You can feel the joy the creative musicians have pouring out this music throughout the album. The drums drive every song forward impressively, the bass gives depth and melody when the guitars leave the riffs to swirl a bit and the vocalist gives the emotive to the sonics, the raw power that seeps from the band. It continues into the title song ”Swing, Pendulum, Swing” which opens with heavy bass and strong vocals. ”Swing, Pendulum, Swing / For each throat and every neck / Swing pendulum swing.”. And here we are at another strong facot the band has going for themselves; the lyrics. They’re there to trigger your imagination, to let your thoughts fly with the music.

On the song ”Futile Feast” the strong and insisting vocals sing : »Let’s celebrate / This futile feast again / Now who’s got a sight of the endgame / Let´s just get endgames in sight / This futile feast again». The band joins in singing and lifting the song up to a strong engaging melodic piece of music before taking twists and turning into heavy dense music with vocals echoing each other and a guitar breaks out in a glissading higher pitched solo, before it simmers down to doom-like heaviness, both in expression and in pace. And then there are only a guitar and the vocals back again ending the track in a surge up to a new melodic and engaging part where the band´s joy of making this diverse and engaging music seeps through.

“Downpour For Lifetimes” is a hard, fast energetic punk-inspired song with screaming yet melodic vocals. Guitars swirl into a high-pitched solo where the bass holds the melody between the riffs. It races forward ebbing and flowing following a melody before it turns to a slower pace with the other members joining in singing.

On “Don’t Forget The Fear” the song has a wonderful twist as the song seeps into a part where it cannot decide which direction it might take. The music swirls slowly in all directions before the drums push them away hitting cymbals and drums up a fast stroll before it magically fades away tumbling in on itself.

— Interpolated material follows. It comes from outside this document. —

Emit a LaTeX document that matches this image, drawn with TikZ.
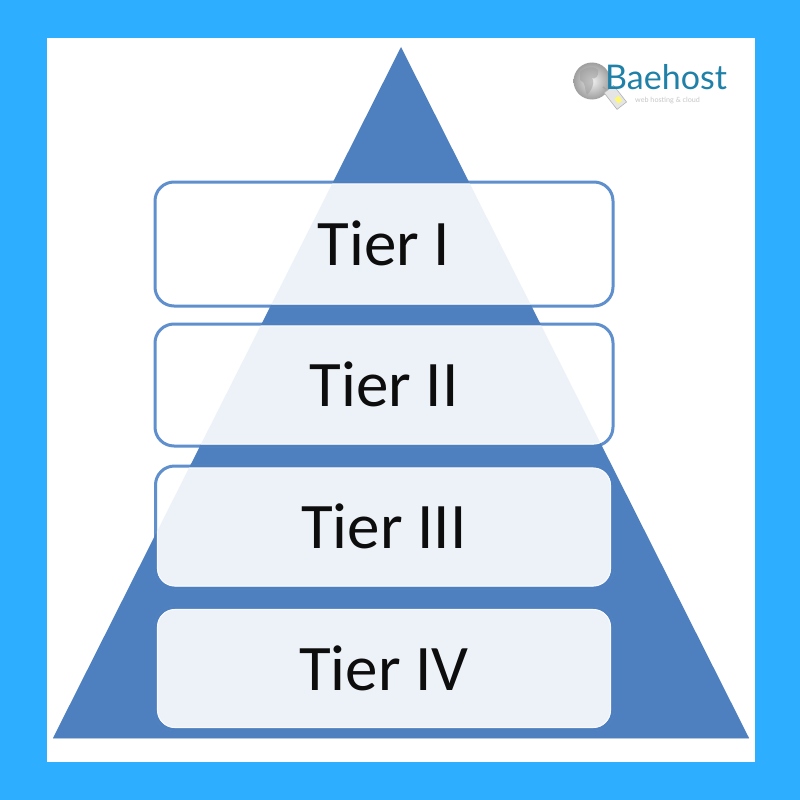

The album continues its feisty drive with “Something’s Amiss at The Hive” that includes some dense, heavy parts and twists as the music halts with the bass accompanying echoing screams until it fuses back to melodic distorted flow that is soon lifted by higher pitched guitar laying out a solo that fuses with the vocals. “Our Words As A Warning” has wonderful harmonies that give the urge to sing along before it the vocal becomes pressed with only high-pitched bass drums and desperate vocals until a new turn where the music tumbles forward regardless of the melodic harmonies floating above it. It is so well done.

Nearing the end of the album “On Being Lazarus” contains an energic flow of music with the harmonies sung, the riffs and the fast brightener drumming as one guitar breaks away shifting on doing higher pitched solos and then it surges together again with the harmonies that make you want to sing along. The album closes with “My First Mugshot” with vocals sometimes more talking than singing and the music taking a dip into the industrial genre before furious vocals drive the pulsating music forward and the guitars begin to whirl higher pitched solo in the dense layers of the song.

The music holds and churns, sound effects coming from all directions as the vocals scream in furious desperation, ”You get what you get”. A good sum up of the album; what you get is 50 minutes of the contagious joy you sense the band has of playing this whirl of dazzling music.